Even if techniques like offloading some layers to system RAM were attempted, the performance would be severely degraded due to the much slower bandwidth of system RAM compared to GPU VRAM. The CUDA cores and Tensor cores of the RTX 4090 would remain largely underutilized as the bottleneck becomes the constant data transfer between system RAM and the GPU. Therefore, a single RTX 4090 is insufficient for practical inference with Llama 3.1 405B, even with aggressive quantization.
Given the VRAM limitations, running Llama 3.1 405B on a single RTX 4090 is not feasible. Consider exploring alternative solutions such as using a cloud-based service that offers access to GPUs with sufficient VRAM (e.g., NVIDIA A100, H100), or splitting the model across multiple GPUs using model parallelism techniques, which requires significant technical expertise and infrastructure.
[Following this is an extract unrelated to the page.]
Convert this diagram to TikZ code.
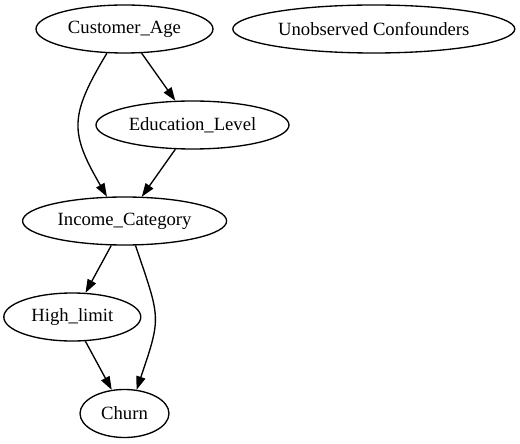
\documentclass[tikz,border=0pt]{standalone}
\usepackage{fontspec}
\setmainfont{Liberation Serif}
\usetikzlibrary{arrows.meta,shapes.geometric}

\begin{document}
\begin{tikzpicture}[x=0.75pt, y=0.75pt,
    var/.style={draw, ellipse, line width=1pt, minimum height=36pt, inner sep=0pt,
      font=\fontsize{14}{16}\selectfont},
    edge/.style={line width=1pt, -{Triangle[length=10pt, width=7pt]}}]
      \useasboundingbox (0,0) rectangle (520,443);

      % Variables
      \node[var, minimum width=132.75pt] (age) at (124.5,414) {Customer\_Age};
      \node[var, minimum width=211.5pt] (unobs) at (373.8,414) {Unobserved Confounders};
      \node[var, minimum width=144.75pt] (edu) at (192.5,318) {Education\_Level};
      \node[var, minimum width=153pt] (income) at (124.6,222) {Income\_Category};
      \node[var, minimum width=102.75pt] (high) at (72.3,126) {High\_limit};
      \node[var, minimum width=66.75pt] (churn) at (124.5,29.5) {Churn};

      % Causal edges
      \draw[edge] (age) -- (edu);
      \draw[edge] (age.234) .. controls +(-38,-63) and +(-37,64) .. (income.126);
      \draw[edge] (edu) -- (income);
      \draw[edge] (income) -- (high);
      \draw[edge] (income.294) .. controls +(25,-74) and +(25,74) .. (churn.63);
      \draw[edge] (high) -- (churn);
    \end{tikzpicture}
\end{document}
Another option would be to explore smaller models with fewer parameters that can fit within the RTX 4090's VRAM, although this would come at the cost of reduced model capabilities.
If you are set on running a large model locally, investigate techniques like CPU offloading with llama.cpp, understanding that inference speed will be substantially slower. Ensure you have a fast CPU and ample system RAM to mitigate the performance hit as much as possible. Furthermore, explore extreme quantization methods, even at the cost of accuracy, to see if a minimally acceptable performance level can be achieved. However, be prepared for very slow inference speeds.